Return the material exactly as supplied, apart from the pictures, which are omitted.

● **DATASET EXCERPT**
* Begin *

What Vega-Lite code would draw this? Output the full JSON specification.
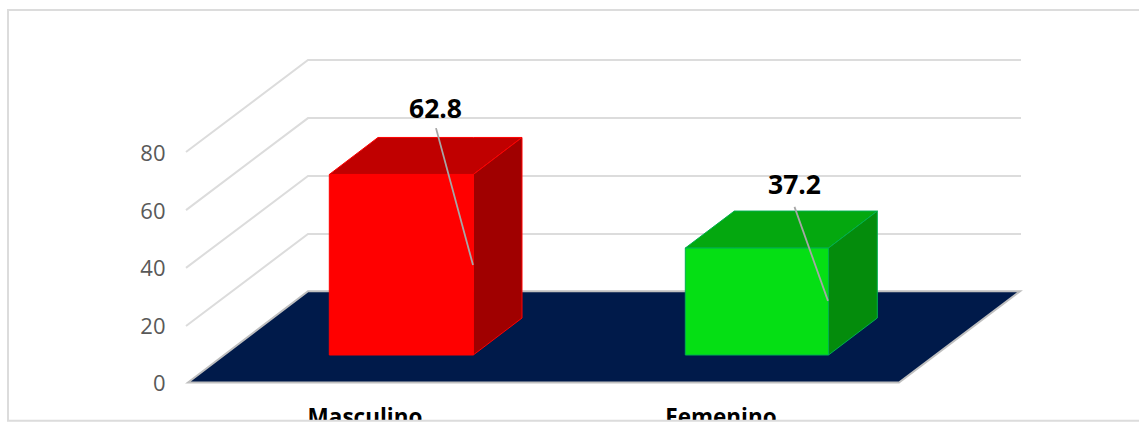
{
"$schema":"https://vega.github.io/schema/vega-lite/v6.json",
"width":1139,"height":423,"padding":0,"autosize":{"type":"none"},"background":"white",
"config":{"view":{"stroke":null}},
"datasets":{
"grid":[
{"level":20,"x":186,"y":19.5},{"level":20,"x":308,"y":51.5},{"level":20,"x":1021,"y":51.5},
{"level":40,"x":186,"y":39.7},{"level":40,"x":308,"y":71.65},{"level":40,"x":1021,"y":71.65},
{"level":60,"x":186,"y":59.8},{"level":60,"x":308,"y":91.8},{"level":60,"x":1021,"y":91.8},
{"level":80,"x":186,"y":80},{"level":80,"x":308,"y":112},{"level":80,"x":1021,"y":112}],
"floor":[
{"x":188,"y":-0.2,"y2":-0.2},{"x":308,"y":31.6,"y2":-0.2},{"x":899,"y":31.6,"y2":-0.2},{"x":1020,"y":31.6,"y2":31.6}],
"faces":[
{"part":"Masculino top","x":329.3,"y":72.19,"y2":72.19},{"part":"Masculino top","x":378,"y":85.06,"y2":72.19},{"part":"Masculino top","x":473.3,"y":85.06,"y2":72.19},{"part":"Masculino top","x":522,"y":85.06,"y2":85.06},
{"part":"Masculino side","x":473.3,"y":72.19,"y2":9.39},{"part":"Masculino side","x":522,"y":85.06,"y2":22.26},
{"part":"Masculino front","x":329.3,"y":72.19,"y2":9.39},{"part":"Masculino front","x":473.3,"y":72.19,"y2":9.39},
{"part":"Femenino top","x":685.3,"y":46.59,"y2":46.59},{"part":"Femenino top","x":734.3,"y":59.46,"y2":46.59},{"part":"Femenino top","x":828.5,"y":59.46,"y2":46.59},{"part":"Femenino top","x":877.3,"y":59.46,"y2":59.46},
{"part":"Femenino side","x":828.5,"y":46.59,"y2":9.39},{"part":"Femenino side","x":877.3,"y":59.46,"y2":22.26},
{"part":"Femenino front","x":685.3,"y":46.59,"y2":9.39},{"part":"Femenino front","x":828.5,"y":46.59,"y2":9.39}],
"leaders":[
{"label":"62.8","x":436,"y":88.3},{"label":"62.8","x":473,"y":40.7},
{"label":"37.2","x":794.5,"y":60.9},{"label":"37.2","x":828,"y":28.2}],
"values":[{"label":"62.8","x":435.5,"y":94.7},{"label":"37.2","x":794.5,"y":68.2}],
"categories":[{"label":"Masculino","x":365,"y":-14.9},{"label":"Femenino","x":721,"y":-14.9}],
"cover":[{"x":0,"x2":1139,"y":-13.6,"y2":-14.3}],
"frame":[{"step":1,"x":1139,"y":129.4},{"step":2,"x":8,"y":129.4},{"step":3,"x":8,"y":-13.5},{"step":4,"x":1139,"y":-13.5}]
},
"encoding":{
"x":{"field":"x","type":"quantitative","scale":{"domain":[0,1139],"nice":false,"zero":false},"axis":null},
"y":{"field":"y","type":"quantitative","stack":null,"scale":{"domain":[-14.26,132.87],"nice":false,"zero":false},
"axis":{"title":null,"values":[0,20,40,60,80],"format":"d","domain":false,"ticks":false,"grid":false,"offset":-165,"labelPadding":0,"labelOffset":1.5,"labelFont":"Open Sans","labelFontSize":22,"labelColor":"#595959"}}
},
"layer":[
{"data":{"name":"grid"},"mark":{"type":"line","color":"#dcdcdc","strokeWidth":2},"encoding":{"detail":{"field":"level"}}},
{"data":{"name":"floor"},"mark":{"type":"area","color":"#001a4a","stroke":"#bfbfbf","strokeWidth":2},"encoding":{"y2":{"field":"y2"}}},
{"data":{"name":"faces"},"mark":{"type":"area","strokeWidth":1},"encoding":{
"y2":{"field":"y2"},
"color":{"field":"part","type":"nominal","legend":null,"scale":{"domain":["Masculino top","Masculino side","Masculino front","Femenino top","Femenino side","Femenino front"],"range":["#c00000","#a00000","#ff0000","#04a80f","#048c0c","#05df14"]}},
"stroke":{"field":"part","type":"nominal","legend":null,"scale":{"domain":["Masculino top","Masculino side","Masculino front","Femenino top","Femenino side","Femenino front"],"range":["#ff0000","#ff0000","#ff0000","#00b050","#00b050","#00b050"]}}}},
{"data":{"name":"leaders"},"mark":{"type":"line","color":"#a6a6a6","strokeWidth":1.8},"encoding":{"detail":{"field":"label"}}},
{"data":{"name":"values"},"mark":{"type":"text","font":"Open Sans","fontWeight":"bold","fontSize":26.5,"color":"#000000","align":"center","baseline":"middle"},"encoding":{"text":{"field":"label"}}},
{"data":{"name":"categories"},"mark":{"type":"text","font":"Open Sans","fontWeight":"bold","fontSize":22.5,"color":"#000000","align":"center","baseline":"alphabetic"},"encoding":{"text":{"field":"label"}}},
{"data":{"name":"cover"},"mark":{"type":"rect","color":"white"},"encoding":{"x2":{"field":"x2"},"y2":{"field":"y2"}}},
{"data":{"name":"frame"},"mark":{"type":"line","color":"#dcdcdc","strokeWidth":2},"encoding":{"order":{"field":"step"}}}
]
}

* End *

● **OUTPUT FOR THIS TASK**
What Vega-Lite code would draw this? Output the full JSON specification.
{
"$schema":"https://vega.github.io/schema/vega-lite/v6.json",
"width":1139,"height":423,"padding":0,"autosize":{"type":"none"},"background":"white",
"config":{"view":{"stroke":null}},
"datasets":{
"grid":[
{"level":20,"x":186,"y":19.5},{"level":20,"x":308,"y":51.5},{"level":20,"x":1021,"y":51.5},
{"level":40,"x":186,"y":39.7},{"level":40,"x":308,"y":71.65},{"level":40,"x":1021,"y":71.65},
{"level":60,"x":186,"y":59.8},{"level":60,"x":308,"y":91.8},{"level":60,"x":1021,"y":91.8},
{"level":80,"x":186,"y":80},{"level":80,"x":308,"y":112},{"level":80,"x":1021,"y":112}],
"floor":[
{"x":188,"y":-0.2,"y2":-0.2},{"x":308,"y":31.6,"y2":-0.2},{"x":899,"y":31.6,"y2":-0.2},{"x":1020,"y":31.6,"y2":31.6}],
"faces":[
{"part":"Masculino top","x":329.3,"y":72.19,"y2":72.19},{"part":"Masculino top","x":378,"y":85.06,"y2":72.19},{"part":"Masculino top","x":473.3,"y":85.06,"y2":72.19},{"part":"Masculino top","x":522,"y":85.06,"y2":85.06},
{"part":"Masculino side","x":473.3,"y":72.19,"y2":9.39},{"part":"Masculino side","x":522,"y":85.06,"y2":22.26},
{"part":"Masculino front","x":329.3,"y":72.19,"y2":9.39},{"part":"Masculino front","x":473.3,"y":72.19,"y2":9.39},
{"part":"Femenino top","x":685.3,"y":46.59,"y2":46.59},{"part":"Femenino top","x":734.3,"y":59.46,"y2":46.59},{"part":"Femenino top","x":828.5,"y":59.46,"y2":46.59},{"part":"Femenino top","x":877.3,"y":59.46,"y2":59.46},
{"part":"Femenino side","x":828.5,"y":46.59,"y2":9.39},{"part":"Femenino side","x":877.3,"y":59.46,"y2":22.26},
{"part":"Femenino front","x":685.3,"y":46.59,"y2":9.39},{"part":"Femenino front","x":828.5,"y":46.59,"y2":9.39}],
"leaders":[
{"label":"62.8","x":436,"y":88.3},{"label":"62.8","x":473,"y":40.7},
{"label":"37.2","x":794.5,"y":60.9},{"label":"37.2","x":828,"y":28.2}],
"values":[{"label":"62.8","x":435.5,"y":94.7},{"label":"37.2","x":794.5,"y":68.2}],
"categories":[{"label":"Masculino","x":365,"y":-14.9},{"label":"Femenino","x":721,"y":-14.9}],
"cover":[{"x":0,"x2":1139,"y":-13.6,"y2":-14.3}],
"frame":[{"step":1,"x":1139,"y":129.4},{"step":2,"x":8,"y":129.4},{"step":3,"x":8,"y":-13.5},{"step":4,"x":1139,"y":-13.5}]
},
"encoding":{
"x":{"field":"x","type":"quantitative","scale":{"domain":[0,1139],"nice":false,"zero":false},"axis":null},
"y":{"field":"y","type":"quantitative","stack":null,"scale":{"domain":[-14.26,132.87],"nice":false,"zero":false},
"axis":{"title":null,"values":[0,20,40,60,80],"format":"d","domain":false,"ticks":false,"grid":false,"offset":-165,"labelPadding":0,"labelOffset":1.5,"labelFont":"Open Sans","labelFontSize":22,"labelColor":"#595959"}}
},
"layer":[
{"data":{"name":"grid"},"mark":{"type":"line","color":"#dcdcdc","strokeWidth":2},"encoding":{"detail":{"field":"level"}}},
{"data":{"name":"floor"},"mark":{"type":"area","color":"#001a4a","stroke":"#bfbfbf","strokeWidth":2},"encoding":{"y2":{"field":"y2"}}},
{"data":{"name":"faces"},"mark":{"type":"area","strokeWidth":1},"encoding":{
"y2":{"field":"y2"},
"color":{"field":"part","type":"nominal","legend":null,"scale":{"domain":["Masculino top","Masculino side","Masculino front","Femenino top","Femenino side","Femenino front"],"range":["#c00000","#a00000","#ff0000","#04a80f","#048c0c","#05df14"]}},
"stroke":{"field":"part","type":"nominal","legend":null,"scale":{"domain":["Masculino top","Masculino side","Masculino front","Femenino top","Femenino side","Femenino front"],"range":["#ff0000","#ff0000","#ff0000","#00b050","#00b050","#00b050"]}}}},
{"data":{"name":"leaders"},"mark":{"type":"line","color":"#a6a6a6","strokeWidth":1.8},"encoding":{"detail":{"field":"label"}}},
{"data":{"name":"values"},"mark":{"type":"text","font":"Open Sans","fontWeight":"bold","fontSize":26.5,"color":"#000000","align":"center","baseline":"middle"},"encoding":{"text":{"field":"label"}}},
{"data":{"name":"categories"},"mark":{"type":"text","font":"Open Sans","fontWeight":"bold","fontSize":22.5,"color":"#000000","align":"center","baseline":"alphabetic"},"encoding":{"text":{"field":"label"}}},
{"data":{"name":"cover"},"mark":{"type":"rect","color":"white"},"encoding":{"x2":{"field":"x2"},"y2":{"field":"y2"}}},
{"data":{"name":"frame"},"mark":{"type":"line","color":"#dcdcdc","strokeWidth":2},"encoding":{"order":{"field":"step"}}}
]
}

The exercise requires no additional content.